Step 4: Compare Lenders Using Prequalification
Many online lenders offer prequalification with a soft credit pull that doesn’t affect your score. Use this to get real rate estimates from multiple lenders before formally applying.
Step 5: Prepare Your Documentation
Standard documentation includes:
- Government-issued ID
- Business bank statements (3 to 6 months)
- Business tax returns (1 to 2 years)
- Profit and loss statement
- Business license or registration
- Employer Identification Number (EIN)
Step 6: Apply and Review the Terms Carefully
Once you choose a lender, submit your full application. When an offer comes back, read the full agreement. Focus on the APR (not just the factor rate or monthly payment), the total repayment amount, any origination fees, and prepayment penalties.
Step 7: Accept Funding and Track Your Repayments
Set up autopay if available. Use your accounting software to track each payment and maintain clear records for tax purposes. On-time repayment on this loan also helps build your business credit for better terms next time.
Pros and Cons of Unsecured Business Loans
Pros:
- No risk of losing specific business or personal assets
- Faster approval and funding compared to secured loans
- Accessible to businesses without significant physical assets
- Builds business credit history when repaid on time
- Wide range of products available for different needs
Cons:
- Higher interest rates than secured loans
- Personal guarantee often still required
- Smaller loan amounts in many cases
- Shorter repayment terms with some lenders
- More frequent repayment schedules with MCAs and some online lenders
Red Flags to Watch Out For
The unsecured lending space, especially at the lower end of the credit spectrum, has its share of predatory operators. Watch out for:
- Factor rates presented without APR disclosure — always convert factor rates to APR before comparing
- Daily repayment schedules that strangle cash flow — some MCAs take so much daily that the business can’t operate normally
- Stacking multiple cash advances — some brokers encourage borrowers to take multiple advances from different lenders simultaneously, which almost always ends badly
- Upfront fees before funding — legitimate lenders do not charge you before you receive your money
- Confessions of judgment clauses in contracts, which allow lenders to seize assets without going through the court process first (banned in some states, still active in others)
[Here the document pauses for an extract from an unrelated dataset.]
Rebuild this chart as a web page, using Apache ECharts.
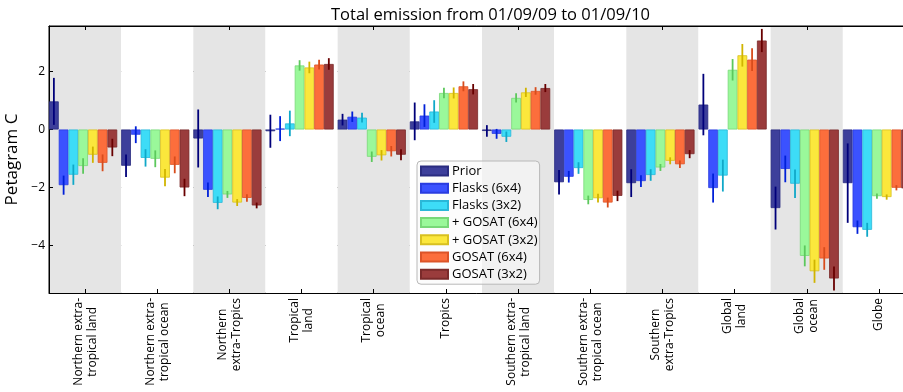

Actionable Tips to Improve Your Chances of Approval
Build your business credit profile now, even before you need a loan. Register with Dun & Bradstreet to get a DUNS number, open a business bank account if you haven’t already, and apply for a small business credit card. These steps take time but dramatically improve your financing options later.
Maintain clean, consistent bank statements. Lenders look for steady deposits, no overdrafts, and a healthy average daily balance. Avoid depositing large lump sums right before applying, as underwriters are trained to spot this pattern.
Keep your books current. Up-to-date financial statements signal that you run a professionally managed business. Lenders notice and reward it.
Apply for less than you think you need. A smaller loan request reduces lender risk and increases your approval odds. You can always refinance or apply for additional funding once you’ve established a repayment track record.
Work with a business lending advisor or SCORE mentor. SCORE is a free nonprofit resource backed by the SBA that connects business owners with experienced mentors. A mentor can help you identify the right lender, prepare your financials, and review loan terms before you sign.
Frequently Asked Questions
Q1: Can I get a business loan without collateral and with bad credit?
Yes, it’s possible, though your options narrow and your rates go up. Lenders like Credibly, OnDeck, and some CDFIs work with credit scores as low as 500 to 550. The key is demonstrating strong, consistent revenue even if your credit history is imperfect. A personal guarantee will almost certainly be required.
Q2: What is a personal guarantee and should I be worried about it?
A personal guarantee means that if your business can’t repay the loan, you are personally responsible for the debt. This means lenders can pursue your personal assets, including savings accounts and in some cases personal property. It’s standard practice for unsecured business loans, but you should never sign one without fully understanding the terms and having a realistic repayment plan.
Q3: How much can I borrow without collateral?
It varies by lender and your financial profile. Online lenders typically offer unsecured business loans from $5,000 to $250,000. SBA microloans go up to $50,000. Some revenue-based financing platforms extend larger amounts to businesses with strong monthly revenue. The higher your revenue and credit score, the more you can access.
Q4: How long does it take to get an unsecured business loan?
Online lenders are the fastest, with many approving and funding within 24 to 72 hours of application. SBA loans take considerably longer, often two to six weeks, because of the additional documentation and underwriting involved. If speed is a priority, fintech lenders are your best bet.
Q5: Are unsecured business loans tax deductible?
The loan principal itself is not taxable income and not deductible. However, the interest you pay on a business loan is generally tax deductible as a business expense, provided the loan was used for legitimate business purposes. Always consult a qualified tax professional for guidance specific to your situation.
Conclusion
Not having collateral is not the barrier it used to be. The modern lending landscape has created real, legitimate pathways to business capital for owners who can demonstrate strong cash flow, consistent revenue, and a credible repayment plan, even without a building or equipment to pledge.
The smartest approach is to start by understanding your own financial profile, then match that profile to the right type of lender. Use soft-pull prequalification to compare real offers without hurting your credit, read every term carefully before signing, and treat the loan as a tool for growth rather than a lifeline for an unsustainable situation.
Whether you go the fintech route for speed, pursue an SBA microloan for better terms, or open a business line of credit for ongoing flexibility, the path exists. The key is knowing where to look and how to present your business in the strongest possible light.